1999 Pol Roger Cuvée Winston Churchill 92
Tasted from magnum, the nose is consistent with the bottle tasted earlier this year, the Chardonnay really driving the bouquet forward, although there is a curious tincture of aniseed that lends another dimension and later a hint of nougat. The palate has very fine weight, perhaps more so than in bottle and yet again, it seems to take its foot off of the accelerator towards the finish that is relatively simple compared to the ’98. Drink now-2025+ Tasted March 2010.
1998 Pol Roger Cuvée Winston Churchill 94
Tasted from magnum, this is an excellent Winston Churchill that is well defined and more expressive on the nose compared to the bottle, with subtle notes of toffee apple, crushed almond and a little honey. The palate is very elegant and demonstrates more weight and ambition than the ’99, brioche and lime leaf furnishing the finish. This is just lovely. Drink now-2025. Tasted March 2010.
1996 Pol Roger Cuvée Winston Churchill 95
Tasted from magnum, a consistent notes here with those hints of fresh oyster shell on the nose, mixed with green apple and limestone. Very good weight on the palate with hints of pear drop rendering the finish so pretty and feminine. Certainly out of magnum, one has the sense that this Winston Churchill has barely begun to express itself, but it is certainly shaping up to be a beauty. Drink now-2020. Tasted March 2010.
2000 Pol Roger Vintage Brut 91
The millennial Pol Roger Vintage Brut (from magnum) displays fine precision on the nose, with touches of limestone, citrus lemon and a hint of white peach, though tightly coiled at present. The palate is well balanced with good weight, touches of brioche and almond interlacing the citrus-driven fruit, leading to an elegant, almost understated finish. Very fine. Drink now-2020+ Tasted December 2010.
1998 Pol Roger Vintage Brut 89
Poured from magnum, the ’98 has good lift on the nose with lemon peel, fresh apple and crushed stone with just a hint of spice becoming more prominent with aeration. Just a touch of Tropicana on the entry, nicely balanced but let down by a little shortness towards the finish. Drink now-2018. Tasted December 2010.
1995 Pol Roger Vintage Brut 91
Poured from magnum, this has a zesty bouquet with faint hints of peppermint in the background. This is showing much more youthful than in bottle format, very well balanced and quite Burgundian with hints of fresh pear, white peach and lemon zest towards the precocious, leesy finish. Superb and certainly superior to bottle format. Drink now-2025. Tasted December 2010.
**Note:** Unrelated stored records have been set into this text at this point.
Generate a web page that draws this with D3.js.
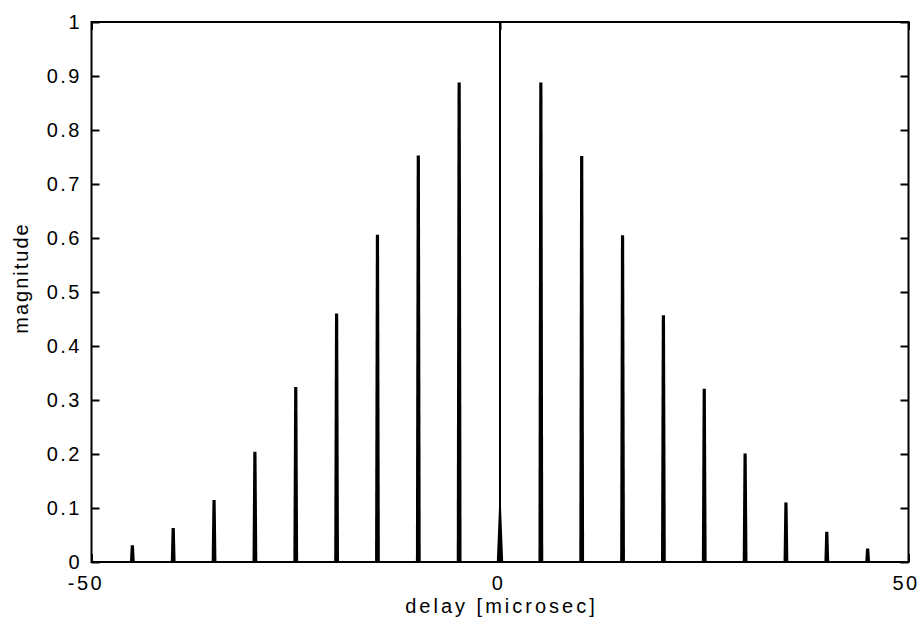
<!DOCTYPE html>
<html>
<head>
<meta charset="utf-8">
<script src="https://cdn.jsdelivr.net/npm/d3@7"></script>
<style>
  html, body { margin: 0; padding: 0; background: #fff; }
  svg text { font-family: "Liberation Sans", Arial, Helvetica, sans-serif; fill: #000; }
</style>
</head>
<body>
<svg id="chart" width="922" height="629"></svg>
<script>
// ---- data ----
const delays = [-45, -40, -35, -30, -25, -20, -15, -10, -5, 0, 5, 10, 15, 20, 25, 30, 35, 40, 45];
const magnitudes = [0.031, 0.063, 0.115, 0.204, 0.324, 0.46, 0.606, 0.753, 0.888, 1.0,
                    0.888, 0.752, 0.605, 0.457, 0.321, 0.201, 0.11, 0.056, 0.025];
const centerPedestal = 0.12;   // small broad pulse under the main peak at delay 0
const xTicks = [-50, 0, 50];
const yTicks = [0, 0.1, 0.2, 0.3, 0.4, 0.5, 0.6, 0.7, 0.8, 0.9, 1];
const xLabel = "delay [microsec]";
const yLabel = "magnitude";

// ---- layout ----
const W = 922, H = 629;
const margin = { left: 91.5, right: 922 - 908.5, top: 22, bottom: 629 - 562 };
const svg = d3.select("#chart");

const x = d3.scaleLinear().domain([-50, 50]).range([margin.left, W - margin.right]);
const y = d3.scaleLinear().domain([0, 1]).range([H - margin.bottom, margin.top]);

const tickLen = 8;
const fontSize = 20;
const ls = 2.5;

// frame
svg.append("rect")
  .attr("x", x(-50)).attr("y", y(1))
  .attr("width", x(50) - x(-50)).attr("height", y(0) - y(1))
  .attr("fill", "none").attr("stroke", "#000").attr("stroke-width", 2);

// y ticks (left & right, inward)
const yAxisL = d3.axisLeft(y).tickValues(yTicks).tickSize(-tickLen).tickPadding(12 - ls)
  .tickFormat(d => d === 0 || d === 1 ? String(d) : d3.format(".1f")(d));
const gL = svg.append("g").attr("transform", `translate(${x(-50)},0)`).call(yAxisL);
const yAxisR = d3.axisRight(y).tickValues(yTicks).tickSize(-tickLen).tickFormat("");
const gR = svg.append("g").attr("transform", `translate(${x(50)},0)`).call(yAxisR);

// x ticks (bottom & top, inward)
const xAxisB = d3.axisBottom(x).tickValues(xTicks).tickSize(-tickLen).tickPadding(17)
  .tickFormat(d => String(d));
const gB = svg.append("g").attr("transform", `translate(0,${y(0)})`).call(xAxisB);
const xAxisT = d3.axisTop(x).tickValues(xTicks).tickSize(-tickLen).tickFormat("");
const gT = svg.append("g").attr("transform", `translate(0,${y(1)})`).call(xAxisT);

[gL, gR, gB, gT].forEach(g => {
  g.select(".domain").remove();
  g.selectAll(".tick line").attr("stroke", "#000").attr("stroke-width", 2);
  g.selectAll(".tick text")
    .attr("font-size", fontSize)
    .attr("letter-spacing", ls + "px")
    .style("font-family", '"Liberation Sans", Arial, sans-serif');
});
gL.selectAll(".tick text").attr("dy", "0.33em");
gB.selectAll(".tick text").attr("dy", "0.55em")
  .attr("dx", d => d === -50 ? -6 : (d === 50 ? -3 : -2));

// ---- spikes ----
const baseHalf = 2.4, topHalf = 1.6;
const spikes = svg.append("g");
delays.forEach((d, i) => {
  const cx = x(d), y0 = y(0), yt = y(magnitudes[i]);
  if (d === 0) {
    // thin main line + small triangular pedestal
    spikes.append("line")
      .attr("x1", cx).attr("x2", cx).attr("y1", y0).attr("y2", yt)
      .attr("stroke", "#000").attr("stroke-width", 2);
    const yp = y(centerPedestal);
    spikes.append("path")
      .attr("d", `M${cx - 3.2},${y0} L${cx - 0.6},${yp} L${cx + 0.6},${yp} L${cx + 3.2},${y0} Z`)
      .attr("fill", "#000");
  } else {
    spikes.append("path")
      .attr("d", `M${cx - baseHalf},${y0} L${cx - topHalf},${yt} L${cx + topHalf},${yt} L${cx + baseHalf},${y0} Z`)
      .attr("fill", "#000");
  }
});

// ---- axis labels ----
svg.append("text")
  .attr("x", x(0) + 1.5).attr("y", 613)
  .attr("text-anchor", "middle")
  .attr("font-size", fontSize)
  .attr("letter-spacing", "3px")
  .text(xLabel);

svg.append("text")
  .attr("transform", `translate(28,278) rotate(-90)`)
  .attr("text-anchor", "middle")
  .attr("font-size", fontSize)
  .attr("letter-spacing", "2px")
  .text(yLabel);
</script>
</body>
</html>
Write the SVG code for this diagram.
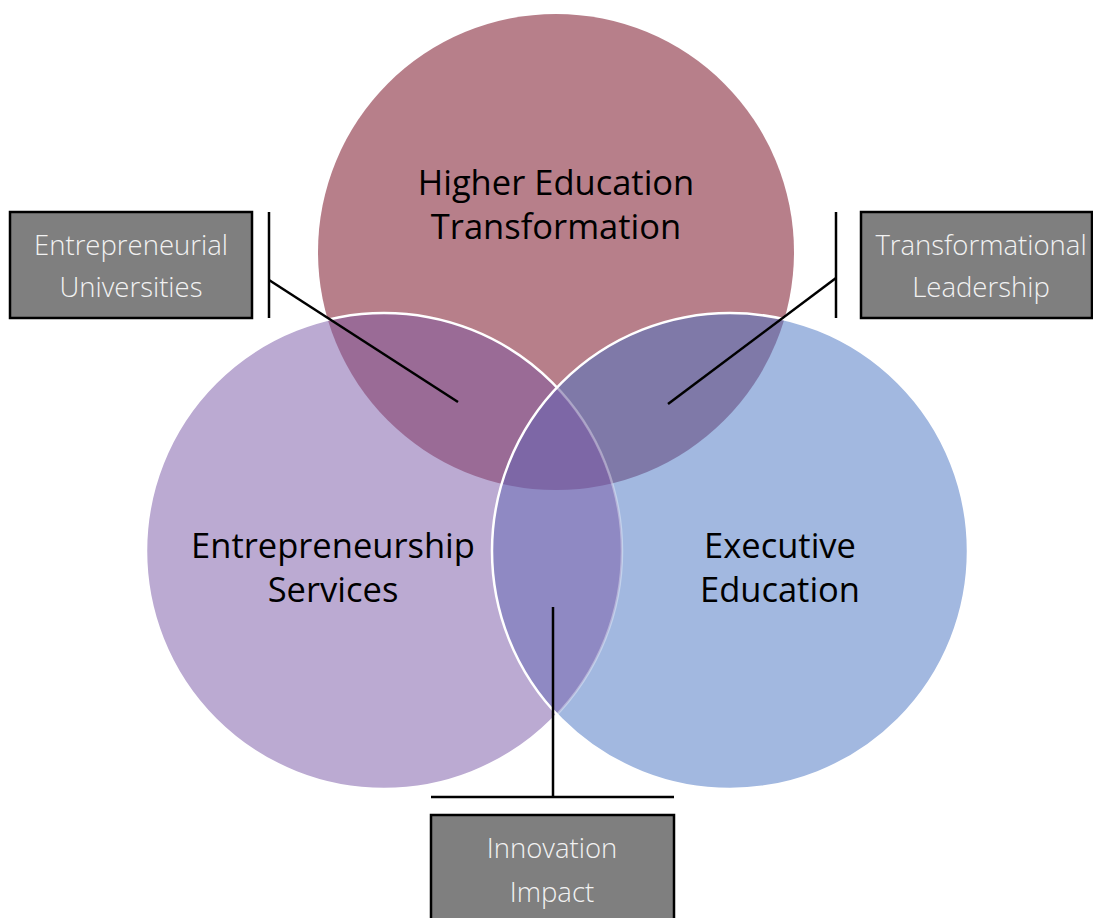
<svg xmlns="http://www.w3.org/2000/svg" width="1093" height="918" viewBox="0 0 1093 918">
<style>
.big{font-family:"Segoe UI","Open Sans","Noto Sans",sans-serif;font-size:34.5px;fill:#000;text-anchor:middle}
.lbl{font-family:"Segoe UI","Open Sans","Noto Sans",sans-serif;font-weight:300;font-size:27.5px;fill:#F2F2F2;text-anchor:middle}
.box{fill:#7F7F7F;stroke:#000;stroke-width:2.5}
.con{stroke:#000;stroke-width:2.5;fill:none}
</style>
<defs>
<circle id="cT" cx="556" cy="252" r="238"/>
<circle id="cL" cx="384" cy="551" r="238"/>
<circle id="cR" cx="730" cy="551" r="238"/>
<clipPath id="clipT"><use href="#cT"/></clipPath>
<clipPath id="clipL"><use href="#cL"/></clipPath>
<clipPath id="clipR"><use href="#cR"/></clipPath>
<mask id="outR"><rect width="1093" height="918" fill="#fff"/><use href="#cR" fill="#000"/></mask>
<mask id="inR"><use href="#cR" fill="#fff"/></mask>
</defs>
<g id="venn">
<g id="node-higher-education"><use href="#cT" fill="#B77F8A"/></g>
<g id="node-entrepreneurship-services"><use href="#cL" fill="#BBAAD2"/></g>
<g id="node-executive-education"><use href="#cR" fill="#A2B8E0"/></g>
<g clip-path="url(#clipT)"><use href="#cL" fill="#9A6B96"/></g>
<g clip-path="url(#clipT)"><use href="#cR" fill="#7F79A8"/></g>
<g clip-path="url(#clipL)"><use href="#cR" fill="#8F89C3"/></g>
<g clip-path="url(#clipT)"><g clip-path="url(#clipL)"><use href="#cR" fill="#7D67A6"/></g></g>
<use href="#cL" fill="none" stroke="#fff" stroke-width="2.5" mask="url(#outR)"/>
<use href="#cL" fill="none" stroke="#fff" stroke-width="2.5" stroke-opacity="0.35" mask="url(#inR)"/>
<use href="#cR" fill="none" stroke="#fff" stroke-width="2.5"/>
<text class="big" x="556" y="195">Higher Education</text>
<text class="big" x="556" y="239">Transformation</text>
<text class="big" x="333" y="558">Entrepreneurship</text>
<text class="big" x="333" y="602">Services</text>
<text class="big" x="780" y="558">Executive</text>
<text class="big" x="780" y="602">Education</text>
</g>
<g id="connectors">
<line class="con" x1="269" y1="212" x2="269" y2="318"/>
<line class="con" x1="269" y1="280" x2="458" y2="402"/>
<line class="con" x1="836" y1="212" x2="836" y2="318"/>
<line class="con" x1="836" y1="278" x2="668" y2="404"/>
<line class="con" x1="431" y1="797" x2="674" y2="797"/>
<line class="con" x1="553" y1="797" x2="553" y2="607"/>
</g>
<g id="node-entrepreneurial-universities">
<rect class="box" x="10" y="212" width="242" height="106"/>
<text class="lbl" x="131" y="255">Entrepreneurial</text>
<text class="lbl" x="131" y="297">Universities</text>
</g>
<g id="node-transformational-leadership">
<rect class="box" x="861" y="212" width="231" height="106"/>
<text class="lbl" x="981" y="255">Transformational</text>
<text class="lbl" x="981" y="297">Leadership</text>
</g>
<g id="node-innovation-impact">
<rect class="box" x="431" y="815" width="243" height="110"/>
<text class="lbl" x="552" y="858">Innovation</text>
<text class="lbl" x="552" y="902">Impact</text>
</g>
</svg>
1990 Pol Roger Vintage Brut 88
Poured from magnum, the ’90 has quite a complex bouquet with scents of hazelnut, brioche and a touch of smoke and later, just a puff of chalk dust. The palate has a smooth entry with a sherbet-like fizz, apricot and white peach lending freshness and vibrancy. Yet over time, there is a certain monotony to this vintage that I cannot ignore and it certainly has less tension than the ’95. Drink now-2015. Tasted December 2010.
1966 Pol Roger Vintage Brut ?
Served to celebrate England winning the 2018 World Cup, this ’66 fell as flat as the England bid. Oxidized on the palate, mushroomy on the palate, no thank you. Tasted December 2010.
2002 Pol Roger Rosé 90
The ’02 rosé has a subtle, oyster shell tinged nose with fresh strawberry and a touch of guava, the palate quite rich and slightly viscous on the entry, good acidity and tension on the front palate but lacking a little refinement on the finish that gives its all. A vibrant, is slightly ostentatious rosé. Drink now-2018+ Tasted December 2010.